Challenge
From the listing below, copy only the lines running from the line that contains "Recreate this image as a Python" to the line that contains "59.2, 64.6, 68.5, 71.7, 74.3, 76.3, 77.7, 78.6, 78.8]", both included.

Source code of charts
# # # # #
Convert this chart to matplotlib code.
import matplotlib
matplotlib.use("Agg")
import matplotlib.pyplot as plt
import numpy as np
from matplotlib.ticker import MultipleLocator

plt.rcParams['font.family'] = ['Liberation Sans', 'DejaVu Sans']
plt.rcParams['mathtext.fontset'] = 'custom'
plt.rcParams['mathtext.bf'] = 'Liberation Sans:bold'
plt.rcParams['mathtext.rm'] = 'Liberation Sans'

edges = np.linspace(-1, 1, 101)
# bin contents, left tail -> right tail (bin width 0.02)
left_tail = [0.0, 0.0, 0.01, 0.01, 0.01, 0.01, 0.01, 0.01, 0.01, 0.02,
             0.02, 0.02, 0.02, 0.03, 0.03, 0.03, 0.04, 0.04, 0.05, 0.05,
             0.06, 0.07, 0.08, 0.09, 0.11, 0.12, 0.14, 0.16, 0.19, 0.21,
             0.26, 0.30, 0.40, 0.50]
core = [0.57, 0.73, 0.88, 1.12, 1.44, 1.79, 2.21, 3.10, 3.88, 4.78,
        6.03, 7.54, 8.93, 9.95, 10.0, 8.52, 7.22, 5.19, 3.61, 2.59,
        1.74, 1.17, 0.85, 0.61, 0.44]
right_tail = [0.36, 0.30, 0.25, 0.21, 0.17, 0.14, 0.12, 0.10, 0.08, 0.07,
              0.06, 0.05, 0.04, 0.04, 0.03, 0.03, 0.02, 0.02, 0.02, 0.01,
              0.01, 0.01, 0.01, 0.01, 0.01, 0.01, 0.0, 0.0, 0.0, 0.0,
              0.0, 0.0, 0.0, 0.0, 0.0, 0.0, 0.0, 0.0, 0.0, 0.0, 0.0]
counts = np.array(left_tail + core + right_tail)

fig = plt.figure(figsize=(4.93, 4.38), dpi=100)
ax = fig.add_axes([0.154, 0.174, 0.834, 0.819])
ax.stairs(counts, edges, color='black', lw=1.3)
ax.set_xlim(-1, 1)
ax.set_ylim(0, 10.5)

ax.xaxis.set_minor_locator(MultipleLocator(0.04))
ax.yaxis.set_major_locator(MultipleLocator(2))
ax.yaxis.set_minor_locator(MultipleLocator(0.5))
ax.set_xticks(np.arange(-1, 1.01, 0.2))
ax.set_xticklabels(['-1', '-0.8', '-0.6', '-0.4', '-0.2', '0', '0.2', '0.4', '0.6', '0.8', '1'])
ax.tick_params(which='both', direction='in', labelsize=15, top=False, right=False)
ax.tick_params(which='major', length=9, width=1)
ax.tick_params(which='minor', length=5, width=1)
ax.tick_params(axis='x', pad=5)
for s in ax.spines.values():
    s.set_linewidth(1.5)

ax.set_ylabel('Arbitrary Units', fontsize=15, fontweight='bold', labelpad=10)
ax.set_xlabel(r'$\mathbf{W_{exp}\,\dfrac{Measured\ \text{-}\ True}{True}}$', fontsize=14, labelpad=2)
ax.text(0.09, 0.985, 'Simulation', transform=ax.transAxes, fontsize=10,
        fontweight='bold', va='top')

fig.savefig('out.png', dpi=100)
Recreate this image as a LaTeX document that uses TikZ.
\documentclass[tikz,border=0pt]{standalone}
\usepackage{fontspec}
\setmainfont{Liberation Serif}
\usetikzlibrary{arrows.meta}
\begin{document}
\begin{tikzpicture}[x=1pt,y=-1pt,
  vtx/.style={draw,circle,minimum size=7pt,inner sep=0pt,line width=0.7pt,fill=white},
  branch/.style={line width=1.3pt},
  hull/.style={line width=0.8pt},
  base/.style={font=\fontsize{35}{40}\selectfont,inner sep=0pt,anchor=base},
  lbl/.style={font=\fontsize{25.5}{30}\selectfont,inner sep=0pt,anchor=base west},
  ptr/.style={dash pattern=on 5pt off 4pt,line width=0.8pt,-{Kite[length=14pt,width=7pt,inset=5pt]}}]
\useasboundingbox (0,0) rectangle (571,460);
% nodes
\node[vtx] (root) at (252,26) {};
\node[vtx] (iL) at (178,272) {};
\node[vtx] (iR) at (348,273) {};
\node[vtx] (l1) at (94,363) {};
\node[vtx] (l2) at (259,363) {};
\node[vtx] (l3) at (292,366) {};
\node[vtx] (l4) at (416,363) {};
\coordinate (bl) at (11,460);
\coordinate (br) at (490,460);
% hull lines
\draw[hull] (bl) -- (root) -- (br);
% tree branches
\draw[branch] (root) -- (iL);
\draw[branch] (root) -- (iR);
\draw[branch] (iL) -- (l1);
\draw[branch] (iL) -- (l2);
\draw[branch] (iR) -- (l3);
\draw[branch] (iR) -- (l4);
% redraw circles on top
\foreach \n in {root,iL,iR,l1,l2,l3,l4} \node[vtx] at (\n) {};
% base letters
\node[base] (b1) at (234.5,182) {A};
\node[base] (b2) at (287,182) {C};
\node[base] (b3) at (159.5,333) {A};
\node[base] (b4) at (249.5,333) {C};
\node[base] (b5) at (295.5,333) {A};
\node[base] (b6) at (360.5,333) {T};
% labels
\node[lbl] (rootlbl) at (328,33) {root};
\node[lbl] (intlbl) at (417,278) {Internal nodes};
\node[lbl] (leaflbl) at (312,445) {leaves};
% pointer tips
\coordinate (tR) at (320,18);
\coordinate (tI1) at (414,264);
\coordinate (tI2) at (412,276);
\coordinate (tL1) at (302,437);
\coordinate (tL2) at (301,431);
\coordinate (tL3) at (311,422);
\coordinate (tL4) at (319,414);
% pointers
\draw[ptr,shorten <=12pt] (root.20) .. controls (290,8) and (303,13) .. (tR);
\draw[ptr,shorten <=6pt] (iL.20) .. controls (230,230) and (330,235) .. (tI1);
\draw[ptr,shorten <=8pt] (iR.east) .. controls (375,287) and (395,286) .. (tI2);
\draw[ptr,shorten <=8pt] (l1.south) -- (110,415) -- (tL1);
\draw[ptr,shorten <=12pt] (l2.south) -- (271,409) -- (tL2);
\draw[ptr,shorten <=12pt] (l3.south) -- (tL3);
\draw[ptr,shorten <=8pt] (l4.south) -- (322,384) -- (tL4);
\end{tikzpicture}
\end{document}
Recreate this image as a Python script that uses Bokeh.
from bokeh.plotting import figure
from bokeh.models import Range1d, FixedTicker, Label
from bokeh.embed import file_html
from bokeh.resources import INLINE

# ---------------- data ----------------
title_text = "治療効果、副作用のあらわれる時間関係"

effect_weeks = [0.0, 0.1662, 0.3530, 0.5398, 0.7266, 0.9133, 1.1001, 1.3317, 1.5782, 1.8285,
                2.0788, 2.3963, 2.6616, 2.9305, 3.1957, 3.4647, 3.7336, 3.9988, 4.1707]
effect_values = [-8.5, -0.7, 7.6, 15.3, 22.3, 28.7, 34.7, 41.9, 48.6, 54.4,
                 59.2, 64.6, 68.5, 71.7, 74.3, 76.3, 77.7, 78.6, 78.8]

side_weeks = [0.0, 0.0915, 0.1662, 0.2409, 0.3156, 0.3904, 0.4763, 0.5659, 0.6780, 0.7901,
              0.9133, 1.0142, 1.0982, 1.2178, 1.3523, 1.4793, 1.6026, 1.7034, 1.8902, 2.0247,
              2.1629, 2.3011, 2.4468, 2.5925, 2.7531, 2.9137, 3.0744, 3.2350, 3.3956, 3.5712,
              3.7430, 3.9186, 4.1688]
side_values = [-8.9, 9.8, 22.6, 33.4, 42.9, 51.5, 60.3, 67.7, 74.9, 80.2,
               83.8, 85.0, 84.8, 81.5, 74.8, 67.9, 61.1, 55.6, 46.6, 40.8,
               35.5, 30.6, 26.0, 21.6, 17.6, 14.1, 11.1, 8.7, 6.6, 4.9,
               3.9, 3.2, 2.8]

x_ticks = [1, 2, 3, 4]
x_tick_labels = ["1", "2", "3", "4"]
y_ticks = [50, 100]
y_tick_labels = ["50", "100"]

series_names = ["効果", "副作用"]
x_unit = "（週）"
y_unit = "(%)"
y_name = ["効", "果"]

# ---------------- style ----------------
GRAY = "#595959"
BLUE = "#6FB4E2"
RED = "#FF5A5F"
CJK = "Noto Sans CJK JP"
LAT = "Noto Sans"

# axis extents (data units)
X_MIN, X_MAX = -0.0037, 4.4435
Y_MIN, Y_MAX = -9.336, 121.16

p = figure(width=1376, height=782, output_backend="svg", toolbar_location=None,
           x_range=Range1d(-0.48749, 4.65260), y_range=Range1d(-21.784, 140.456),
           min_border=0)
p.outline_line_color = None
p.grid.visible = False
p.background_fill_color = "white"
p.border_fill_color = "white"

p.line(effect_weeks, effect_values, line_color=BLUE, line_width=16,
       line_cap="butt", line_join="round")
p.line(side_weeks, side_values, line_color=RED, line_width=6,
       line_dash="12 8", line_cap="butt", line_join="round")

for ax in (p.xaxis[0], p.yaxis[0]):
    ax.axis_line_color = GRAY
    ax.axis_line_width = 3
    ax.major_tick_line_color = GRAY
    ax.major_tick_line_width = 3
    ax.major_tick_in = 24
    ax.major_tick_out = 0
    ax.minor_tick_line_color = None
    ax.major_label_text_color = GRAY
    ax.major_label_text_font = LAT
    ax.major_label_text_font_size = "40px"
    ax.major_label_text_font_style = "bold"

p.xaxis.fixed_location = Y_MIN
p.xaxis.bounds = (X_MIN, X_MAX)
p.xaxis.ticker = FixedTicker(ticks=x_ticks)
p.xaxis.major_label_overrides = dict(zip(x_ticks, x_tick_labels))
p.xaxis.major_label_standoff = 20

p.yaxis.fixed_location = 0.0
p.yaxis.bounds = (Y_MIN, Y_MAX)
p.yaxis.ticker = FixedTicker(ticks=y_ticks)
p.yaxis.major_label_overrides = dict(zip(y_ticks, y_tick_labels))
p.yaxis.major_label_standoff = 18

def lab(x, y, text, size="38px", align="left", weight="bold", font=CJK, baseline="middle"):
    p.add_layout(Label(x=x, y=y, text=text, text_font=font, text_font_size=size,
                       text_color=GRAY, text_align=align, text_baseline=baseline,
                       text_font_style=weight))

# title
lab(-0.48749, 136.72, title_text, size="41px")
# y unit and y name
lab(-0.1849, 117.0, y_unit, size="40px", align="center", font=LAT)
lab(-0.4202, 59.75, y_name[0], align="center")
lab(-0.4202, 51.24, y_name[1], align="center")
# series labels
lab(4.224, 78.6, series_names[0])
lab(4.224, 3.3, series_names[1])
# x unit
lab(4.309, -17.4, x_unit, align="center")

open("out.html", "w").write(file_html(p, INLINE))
# # # # #
Expected output
Recreate this image as a Python script that uses Bokeh.
from bokeh.plotting import figure
from bokeh.models import Range1d, FixedTicker, Label
from bokeh.embed import file_html
from bokeh.resources import INLINE

# ---------------- data ----------------
title_text = "治療効果、副作用のあらわれる時間関係"

effect_weeks = [0.0, 0.1662, 0.3530, 0.5398, 0.7266, 0.9133, 1.1001, 1.3317, 1.5782, 1.8285,
                2.0788, 2.3963, 2.6616, 2.9305, 3.1957, 3.4647, 3.7336, 3.9988, 4.1707]
effect_values = [-8.5, -0.7, 7.6, 15.3, 22.3, 28.7, 34.7, 41.9, 48.6, 54.4,
                 59.2, 64.6, 68.5, 71.7, 74.3, 76.3, 77.7, 78.6, 78.8]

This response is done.